Work to do:
Can you transcribe every line exactly and leave the pictures behind?

Source excerpt:
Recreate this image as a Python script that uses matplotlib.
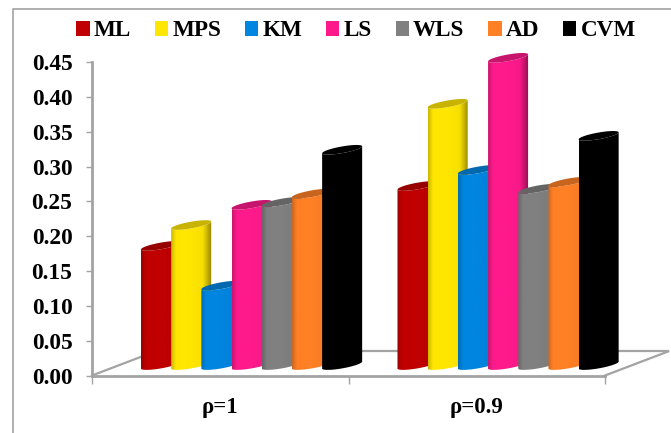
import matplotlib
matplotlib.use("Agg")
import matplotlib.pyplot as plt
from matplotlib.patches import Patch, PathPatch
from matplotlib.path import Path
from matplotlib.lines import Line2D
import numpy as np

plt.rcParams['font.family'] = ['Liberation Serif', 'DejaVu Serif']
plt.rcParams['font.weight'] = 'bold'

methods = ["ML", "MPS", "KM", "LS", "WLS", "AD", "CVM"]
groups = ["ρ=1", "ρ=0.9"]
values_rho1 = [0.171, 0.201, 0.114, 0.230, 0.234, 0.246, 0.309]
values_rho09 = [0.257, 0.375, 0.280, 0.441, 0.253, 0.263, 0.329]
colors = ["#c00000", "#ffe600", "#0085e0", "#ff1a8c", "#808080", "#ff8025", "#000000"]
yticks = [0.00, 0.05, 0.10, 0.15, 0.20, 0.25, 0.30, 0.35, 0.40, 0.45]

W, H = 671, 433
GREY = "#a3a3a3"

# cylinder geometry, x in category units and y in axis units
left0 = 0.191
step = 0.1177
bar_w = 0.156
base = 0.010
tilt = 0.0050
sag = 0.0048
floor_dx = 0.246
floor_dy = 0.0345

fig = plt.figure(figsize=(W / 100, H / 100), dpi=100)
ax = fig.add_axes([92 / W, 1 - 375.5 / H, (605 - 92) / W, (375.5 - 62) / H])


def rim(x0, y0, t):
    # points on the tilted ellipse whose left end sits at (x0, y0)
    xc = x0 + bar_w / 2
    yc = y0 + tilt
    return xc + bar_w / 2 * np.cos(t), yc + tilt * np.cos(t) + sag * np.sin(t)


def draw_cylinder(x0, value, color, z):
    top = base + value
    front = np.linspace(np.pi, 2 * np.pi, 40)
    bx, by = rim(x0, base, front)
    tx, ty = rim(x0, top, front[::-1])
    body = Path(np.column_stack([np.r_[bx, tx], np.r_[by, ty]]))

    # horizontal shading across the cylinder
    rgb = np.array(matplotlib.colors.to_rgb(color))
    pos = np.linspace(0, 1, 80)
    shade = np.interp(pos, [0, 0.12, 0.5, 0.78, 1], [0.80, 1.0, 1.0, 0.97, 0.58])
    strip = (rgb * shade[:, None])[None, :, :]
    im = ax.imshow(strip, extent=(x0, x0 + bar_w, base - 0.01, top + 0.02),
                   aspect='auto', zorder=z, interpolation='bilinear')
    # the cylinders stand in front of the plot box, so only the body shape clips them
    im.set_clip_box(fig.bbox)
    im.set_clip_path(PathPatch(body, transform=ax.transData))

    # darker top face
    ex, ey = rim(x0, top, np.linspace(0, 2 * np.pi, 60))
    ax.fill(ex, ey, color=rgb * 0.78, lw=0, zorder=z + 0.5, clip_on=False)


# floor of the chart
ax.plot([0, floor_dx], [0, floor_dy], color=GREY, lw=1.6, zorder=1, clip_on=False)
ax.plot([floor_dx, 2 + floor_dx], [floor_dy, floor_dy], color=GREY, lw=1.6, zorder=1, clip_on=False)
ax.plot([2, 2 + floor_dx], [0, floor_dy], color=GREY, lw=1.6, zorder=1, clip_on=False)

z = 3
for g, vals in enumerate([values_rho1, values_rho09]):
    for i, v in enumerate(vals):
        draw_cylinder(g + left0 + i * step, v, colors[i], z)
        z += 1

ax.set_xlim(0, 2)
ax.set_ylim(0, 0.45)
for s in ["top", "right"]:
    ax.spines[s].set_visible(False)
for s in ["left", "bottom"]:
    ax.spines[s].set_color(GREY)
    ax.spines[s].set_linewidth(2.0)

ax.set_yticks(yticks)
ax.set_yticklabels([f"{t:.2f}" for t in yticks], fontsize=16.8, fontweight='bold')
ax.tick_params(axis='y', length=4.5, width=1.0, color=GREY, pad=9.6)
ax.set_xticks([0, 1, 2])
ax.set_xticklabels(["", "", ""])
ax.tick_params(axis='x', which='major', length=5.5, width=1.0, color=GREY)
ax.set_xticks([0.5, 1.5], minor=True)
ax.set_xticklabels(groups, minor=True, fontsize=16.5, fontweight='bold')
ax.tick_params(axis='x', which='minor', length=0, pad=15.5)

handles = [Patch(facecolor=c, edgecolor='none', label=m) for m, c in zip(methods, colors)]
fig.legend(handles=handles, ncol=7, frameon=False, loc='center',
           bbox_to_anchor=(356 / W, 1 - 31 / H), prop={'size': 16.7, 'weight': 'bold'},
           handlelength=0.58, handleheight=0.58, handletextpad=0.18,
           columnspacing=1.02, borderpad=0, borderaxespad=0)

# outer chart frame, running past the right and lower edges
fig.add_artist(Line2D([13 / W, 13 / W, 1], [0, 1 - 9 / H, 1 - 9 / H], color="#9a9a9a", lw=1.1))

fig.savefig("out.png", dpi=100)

Completed task:
Recreate this image as a Python script that uses matplotlib.
import matplotlib
matplotlib.use("Agg")
import matplotlib.pyplot as plt
from matplotlib.patches import Patch, PathPatch
from matplotlib.path import Path
from matplotlib.lines import Line2D
import numpy as np

plt.rcParams['font.family'] = ['Liberation Serif', 'DejaVu Serif']
plt.rcParams['font.weight'] = 'bold'

methods = ["ML", "MPS", "KM", "LS", "WLS", "AD", "CVM"]
groups = ["ρ=1", "ρ=0.9"]
values_rho1 = [0.171, 0.201, 0.114, 0.230, 0.234, 0.246, 0.309]
values_rho09 = [0.257, 0.375, 0.280, 0.441, 0.253, 0.263, 0.329]
colors = ["#c00000", "#ffe600", "#0085e0", "#ff1a8c", "#808080", "#ff8025", "#000000"]
yticks = [0.00, 0.05, 0.10, 0.15, 0.20, 0.25, 0.30, 0.35, 0.40, 0.45]

W, H = 671, 433
GREY = "#a3a3a3"

# cylinder geometry, x in category units and y in axis units
left0 = 0.191
step = 0.1177
bar_w = 0.156
base = 0.010
tilt = 0.0050
sag = 0.0048
floor_dx = 0.246
floor_dy = 0.0345

fig = plt.figure(figsize=(W / 100, H / 100), dpi=100)
ax = fig.add_axes([92 / W, 1 - 375.5 / H, (605 - 92) / W, (375.5 - 62) / H])


def rim(x0, y0, t):
    # points on the tilted ellipse whose left end sits at (x0, y0)
    xc = x0 + bar_w / 2
    yc = y0 + tilt
    return xc + bar_w / 2 * np.cos(t), yc + tilt * np.cos(t) + sag * np.sin(t)


def draw_cylinder(x0, value, color, z):
    top = base + value
    front = np.linspace(np.pi, 2 * np.pi, 40)
    bx, by = rim(x0, base, front)
    tx, ty = rim(x0, top, front[::-1])
    body = Path(np.column_stack([np.r_[bx, tx], np.r_[by, ty]]))

    # horizontal shading across the cylinder
    rgb = np.array(matplotlib.colors.to_rgb(color))
    pos = np.linspace(0, 1, 80)
    shade = np.interp(pos, [0, 0.12, 0.5, 0.78, 1], [0.80, 1.0, 1.0, 0.97, 0.58])
    strip = (rgb * shade[:, None])[None, :, :]
    im = ax.imshow(strip, extent=(x0, x0 + bar_w, base - 0.01, top + 0.02),
                   aspect='auto', zorder=z, interpolation='bilinear')
    # the cylinders stand in front of the plot box, so only the body shape clips them
    im.set_clip_box(fig.bbox)
    im.set_clip_path(PathPatch(body, transform=ax.transData))

    # darker top face
    ex, ey = rim(x0, top, np.linspace(0, 2 * np.pi, 60))
    ax.fill(ex, ey, color=rgb * 0.78, lw=0, zorder=z + 0.5, clip_on=False)


# floor of the chart
ax.plot([0, floor_dx], [0, floor_dy], color=GREY, lw=1.6, zorder=1, clip_on=False)
ax.plot([floor_dx, 2 + floor_dx], [floor_dy, floor_dy], color=GREY, lw=1.6, zorder=1, clip_on=False)
ax.plot([2, 2 + floor_dx], [0, floor_dy], color=GREY, lw=1.6, zorder=1, clip_on=False)

z = 3
for g, vals in enumerate([values_rho1, values_rho09]):
    for i, v in enumerate(vals):
        draw_cylinder(g + left0 + i * step, v, colors[i], z)
        z += 1

ax.set_xlim(0, 2)
ax.set_ylim(0, 0.45)
for s in ["top", "right"]:
    ax.spines[s].set_visible(False)
for s in ["left", "bottom"]:
    ax.spines[s].set_color(GREY)
    ax.spines[s].set_linewidth(2.0)

ax.set_yticks(yticks)
ax.set_yticklabels([f"{t:.2f}" for t in yticks], fontsize=16.8, fontweight='bold')
ax.tick_params(axis='y', length=4.5, width=1.0, color=GREY, pad=9.6)
ax.set_xticks([0, 1, 2])
ax.set_xticklabels(["", "", ""])
ax.tick_params(axis='x', which='major', length=5.5, width=1.0, color=GREY)
ax.set_xticks([0.5, 1.5], minor=True)
ax.set_xticklabels(groups, minor=True, fontsize=16.5, fontweight='bold')
ax.tick_params(axis='x', which='minor', length=0, pad=15.5)

handles = [Patch(facecolor=c, edgecolor='none', label=m) for m, c in zip(methods, colors)]
fig.legend(handles=handles, ncol=7, frameon=False, loc='center',
           bbox_to_anchor=(356 / W, 1 - 31 / H), prop={'size': 16.7, 'weight': 'bold'},
           handlelength=0.58, handleheight=0.58, handletextpad=0.18,
           columnspacing=1.02, borderpad=0, borderaxespad=0)

# outer chart frame, running past the right and lower edges
fig.add_artist(Line2D([13 / W, 13 / W, 1], [0, 1 - 9 / H, 1 - 9 / H], color="#9a9a9a", lw=1.1))

fig.savefig("out.png", dpi=100)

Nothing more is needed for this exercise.